Your task
Transcribe all of the material exactly, except for its pictures.

Provided data
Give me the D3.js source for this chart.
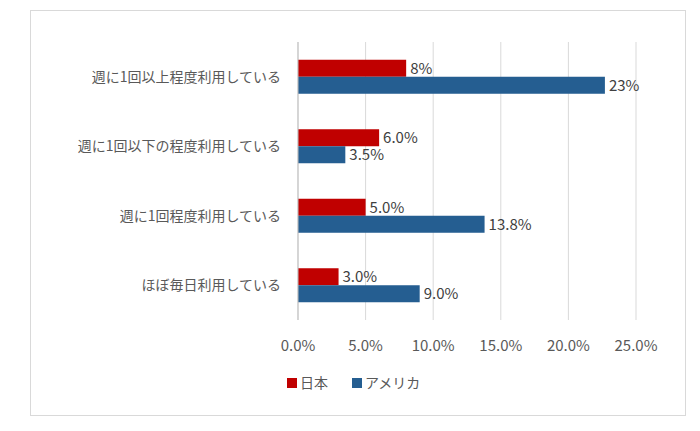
<!DOCTYPE html><html><head><meta charset="utf-8"><script src="https://cdn.jsdelivr.net/npm/d3@7"></script>
<style>body{margin:0;background:#fff}text{font-family:"Noto Sans CJK JP","Noto Sans",sans-serif;fill:#404040}</style></head><body>
<svg id="c" width="700" height="431"></svg>
<script>
const categories=["週に1回以上程度利用している","週に1回以下の程度利用している","週に1回程度利用している","ほぼ毎日利用している"];
const seriesNames=["日本","アメリカ"];
const japan=[8,6,5,3];
const usa=[22.7,3.5,13.8,9.0];
const japanLabels=["8%","6.0%","5.0%","3.0%"];
const usaLabels=["23%","3.5%","13.8%","9.0%"];
const ticks=[0,5,10,15,20,25];
const colors=["#C00000","#255E91"];
const svg=d3.select("#c");
svg.append("rect").attr("x",30.5).attr("y",10.5).attr("width",655).attr("height",405).attr("fill","#fff").attr("stroke","#d9d9d9");
const x=d3.scaleLinear().domain([0,25]).range([298,636]);
const y=d3.scaleBand().domain(categories).range([42,320]);
svg.selectAll(".g").data(ticks).join("line").attr("x1",d=>x(d)).attr("x2",d=>x(d)).attr("y1",42).attr("y2",320).attr("stroke","#d9d9d9");
const bh=17;
[japan,usa].forEach((s,si)=>{
 const labs=si?usaLabels:japanLabels;
 categories.forEach((c,i)=>{
  const yc=y(c)+y.bandwidth()/2;
  const top=si?yc:yc-bh;
  svg.append("rect").attr("x",x(0)).attr("y",top).attr("width",x(s[i])-x(0)).attr("height",bh).attr("fill",colors[si]);
  svg.append("text").attr("x",x(s[i])+4).attr("y",top+bh/2).attr("dy","0.35em").attr("font-size",15).text(labs[i]);
 });
});
svg.append("line").attr("x1",x(0)).attr("x2",x(0)).attr("y1",42).attr("y2",320).attr("stroke","#bfbfbf");
categories.forEach(c=>svg.append("text").attr("x",281).attr("y",y(c)+y.bandwidth()/2).attr("dy","0.35em").attr("text-anchor","end").attr("font-size",14).attr("style","fill:#595959").text(c));
ticks.forEach(t=>svg.append("text").attr("x",x(t)).attr("y",346).attr("dy","0.35em").attr("text-anchor","middle").attr("font-size",15).attr("style","fill:#595959").text(t.toFixed(1)+"%"));
const lx=[287,352];
seriesNames.forEach((n,i)=>{
 svg.append("rect").attr("x",lx[i]).attr("y",378).attr("width",10).attr("height",10).attr("fill",colors[i]);
 svg.append("text").attr("x",lx[i]+13).attr("y",383).attr("dy","0.35em").attr("font-size",14).attr("style","fill:#595959").text(n);
});
</script></body></html>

Output of the task
Give me the D3.js source for this chart.
<!DOCTYPE html><html><head><meta charset="utf-8"><script src="https://cdn.jsdelivr.net/npm/d3@7"></script>
<style>body{margin:0;background:#fff}text{font-family:"Noto Sans CJK JP","Noto Sans",sans-serif;fill:#404040}</style></head><body>
<svg id="c" width="700" height="431"></svg>
<script>
const categories=["週に1回以上程度利用している","週に1回以下の程度利用している","週に1回程度利用している","ほぼ毎日利用している"];
const seriesNames=["日本","アメリカ"];
const japan=[8,6,5,3];
const usa=[22.7,3.5,13.8,9.0];
const japanLabels=["8%","6.0%","5.0%","3.0%"];
const usaLabels=["23%","3.5%","13.8%","9.0%"];
const ticks=[0,5,10,15,20,25];
const colors=["#C00000","#255E91"];
const svg=d3.select("#c");
svg.append("rect").attr("x",30.5).attr("y",10.5).attr("width",655).attr("height",405).attr("fill","#fff").attr("stroke","#d9d9d9");
const x=d3.scaleLinear().domain([0,25]).range([298,636]);
const y=d3.scaleBand().domain(categories).range([42,320]);
svg.selectAll(".g").data(ticks).join("line").attr("x1",d=>x(d)).attr("x2",d=>x(d)).attr("y1",42).attr("y2",320).attr("stroke","#d9d9d9");
const bh=17;
[japan,usa].forEach((s,si)=>{
 const labs=si?usaLabels:japanLabels;
 categories.forEach((c,i)=>{
  const yc=y(c)+y.bandwidth()/2;
  const top=si?yc:yc-bh;
  svg.append("rect").attr("x",x(0)).attr("y",top).attr("width",x(s[i])-x(0)).attr("height",bh).attr("fill",colors[si]);
  svg.append("text").attr("x",x(s[i])+4).attr("y",top+bh/2).attr("dy","0.35em").attr("font-size",15).text(labs[i]);
 });
});
svg.append("line").attr("x1",x(0)).attr("x2",x(0)).attr("y1",42).attr("y2",320).attr("stroke","#bfbfbf");
categories.forEach(c=>svg.append("text").attr("x",281).attr("y",y(c)+y.bandwidth()/2).attr("dy","0.35em").attr("text-anchor","end").attr("font-size",14).attr("style","fill:#595959").text(c));
ticks.forEach(t=>svg.append("text").attr("x",x(t)).attr("y",346).attr("dy","0.35em").attr("text-anchor","middle").attr("font-size",15).attr("style","fill:#595959").text(t.toFixed(1)+"%"));
const lx=[287,352];
seriesNames.forEach((n,i)=>{
 svg.append("rect").attr("x",lx[i]).attr("y",378).attr("width",10).attr("height",10).attr("fill",colors[i]);
 svg.append("text").attr("x",lx[i]+13).attr("y",383).attr("dy","0.35em").attr("font-size",14).attr("style","fill:#595959").text(n);
});
</script></body></html>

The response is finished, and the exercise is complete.